TASK OBJECTIVE: Quote the records exactly, starting at the first line and stopping after the line with "(0,0) rectangle (957,1214);"; skip the pictures.

Begin AVAILABLE RECORDS

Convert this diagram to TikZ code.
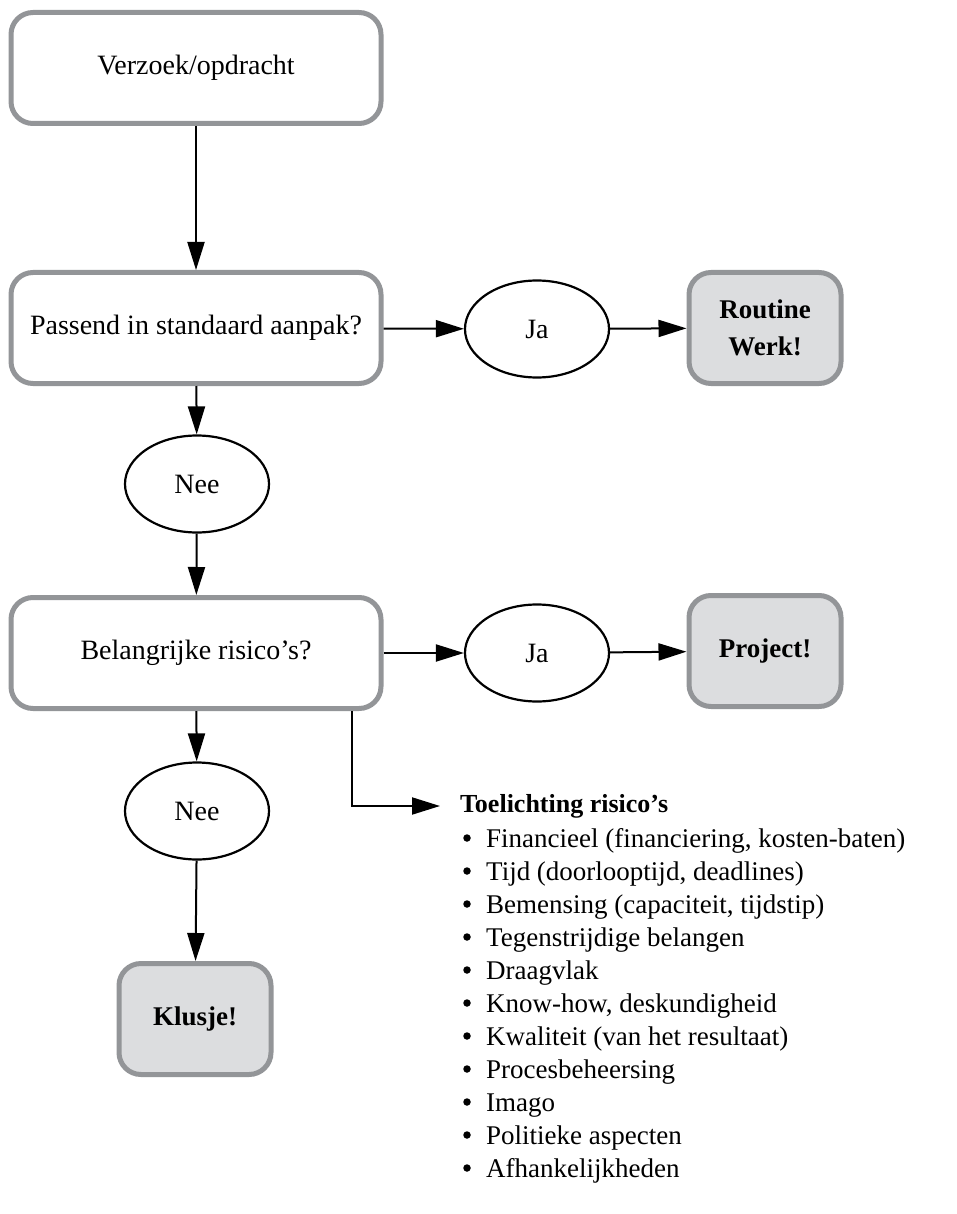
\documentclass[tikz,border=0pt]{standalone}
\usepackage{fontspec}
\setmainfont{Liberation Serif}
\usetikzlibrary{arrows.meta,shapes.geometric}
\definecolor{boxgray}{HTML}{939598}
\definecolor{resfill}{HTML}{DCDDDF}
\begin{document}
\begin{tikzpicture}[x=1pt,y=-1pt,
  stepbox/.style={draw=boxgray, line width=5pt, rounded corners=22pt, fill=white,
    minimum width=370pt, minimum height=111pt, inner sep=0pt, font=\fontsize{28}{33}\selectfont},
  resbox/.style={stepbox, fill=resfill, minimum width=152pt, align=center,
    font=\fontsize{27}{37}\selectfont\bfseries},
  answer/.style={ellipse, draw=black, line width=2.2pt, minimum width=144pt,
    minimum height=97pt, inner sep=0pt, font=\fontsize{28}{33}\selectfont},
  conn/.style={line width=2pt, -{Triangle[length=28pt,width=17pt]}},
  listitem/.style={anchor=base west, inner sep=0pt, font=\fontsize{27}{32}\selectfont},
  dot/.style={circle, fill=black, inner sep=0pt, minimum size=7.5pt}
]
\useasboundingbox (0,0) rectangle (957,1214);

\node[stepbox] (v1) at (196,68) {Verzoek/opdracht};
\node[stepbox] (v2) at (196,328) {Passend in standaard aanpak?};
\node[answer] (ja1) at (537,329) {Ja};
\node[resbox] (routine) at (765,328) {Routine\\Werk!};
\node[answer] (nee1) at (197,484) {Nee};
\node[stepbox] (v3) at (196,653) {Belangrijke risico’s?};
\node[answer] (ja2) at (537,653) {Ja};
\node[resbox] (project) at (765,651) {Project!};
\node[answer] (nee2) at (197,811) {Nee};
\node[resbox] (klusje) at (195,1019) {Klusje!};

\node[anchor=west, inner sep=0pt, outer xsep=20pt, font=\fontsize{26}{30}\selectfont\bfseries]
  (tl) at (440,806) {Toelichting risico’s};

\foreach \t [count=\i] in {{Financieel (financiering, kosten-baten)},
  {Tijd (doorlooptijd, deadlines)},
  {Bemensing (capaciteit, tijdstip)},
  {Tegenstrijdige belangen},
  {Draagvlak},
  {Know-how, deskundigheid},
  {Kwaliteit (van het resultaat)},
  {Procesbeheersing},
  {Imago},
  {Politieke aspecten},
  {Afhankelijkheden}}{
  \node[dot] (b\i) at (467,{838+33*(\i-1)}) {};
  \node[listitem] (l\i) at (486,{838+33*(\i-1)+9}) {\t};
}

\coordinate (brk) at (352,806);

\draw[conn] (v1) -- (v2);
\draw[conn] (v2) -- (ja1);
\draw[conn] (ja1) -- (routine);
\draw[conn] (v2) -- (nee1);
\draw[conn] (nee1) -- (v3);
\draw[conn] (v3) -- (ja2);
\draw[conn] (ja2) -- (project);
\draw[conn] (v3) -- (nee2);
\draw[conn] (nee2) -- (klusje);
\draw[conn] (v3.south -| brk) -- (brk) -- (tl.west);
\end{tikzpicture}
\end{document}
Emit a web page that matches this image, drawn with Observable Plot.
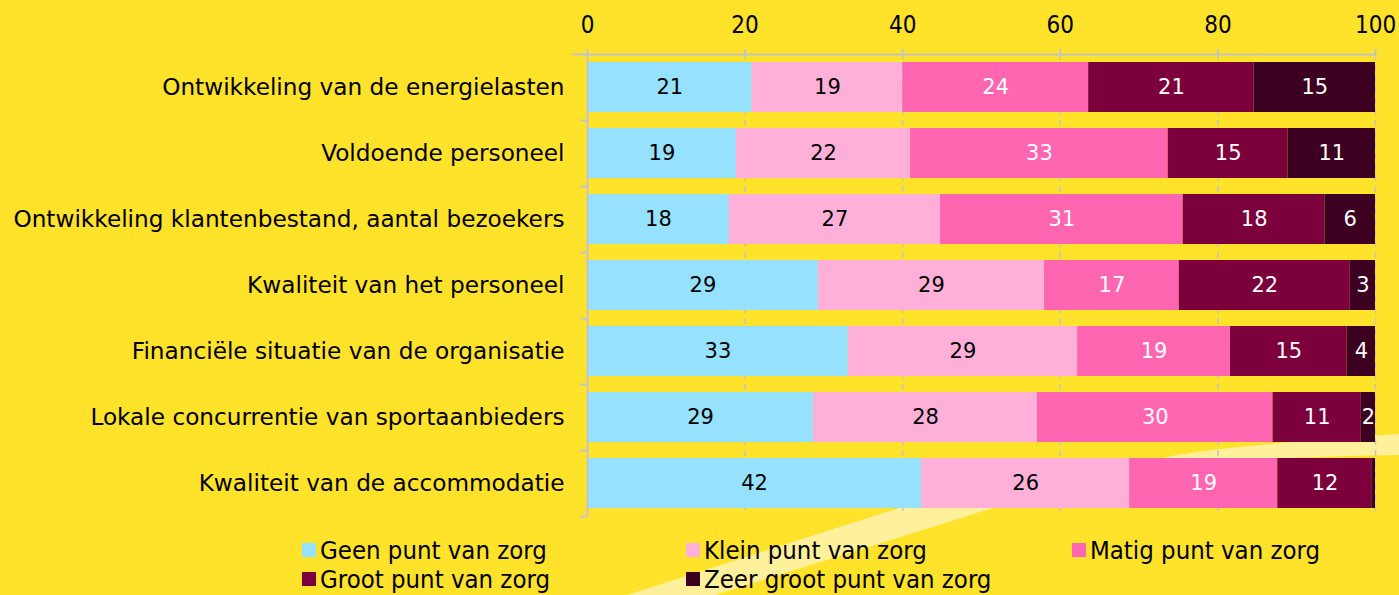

End AVAILABLE RECORDS

WORKED ANSWER:
Convert this diagram to TikZ code.
\documentclass[tikz,border=0pt]{standalone}
\usepackage{fontspec}
\setmainfont{Liberation Serif}
\usetikzlibrary{arrows.meta,shapes.geometric}
\definecolor{boxgray}{HTML}{939598}
\definecolor{resfill}{HTML}{DCDDDF}
\begin{document}
\begin{tikzpicture}[x=1pt,y=-1pt,
  stepbox/.style={draw=boxgray, line width=5pt, rounded corners=22pt, fill=white,
    minimum width=370pt, minimum height=111pt, inner sep=0pt, font=\fontsize{28}{33}\selectfont},
  resbox/.style={stepbox, fill=resfill, minimum width=152pt, align=center,
    font=\fontsize{27}{37}\selectfont\bfseries},
  answer/.style={ellipse, draw=black, line width=2.2pt, minimum width=144pt,
    minimum height=97pt, inner sep=0pt, font=\fontsize{28}{33}\selectfont},
  conn/.style={line width=2pt, -{Triangle[length=28pt,width=17pt]}},
  listitem/.style={anchor=base west, inner sep=0pt, font=\fontsize{27}{32}\selectfont},
  dot/.style={circle, fill=black, inner sep=0pt, minimum size=7.5pt}
]
\useasboundingbox (0,0) rectangle (957,1214);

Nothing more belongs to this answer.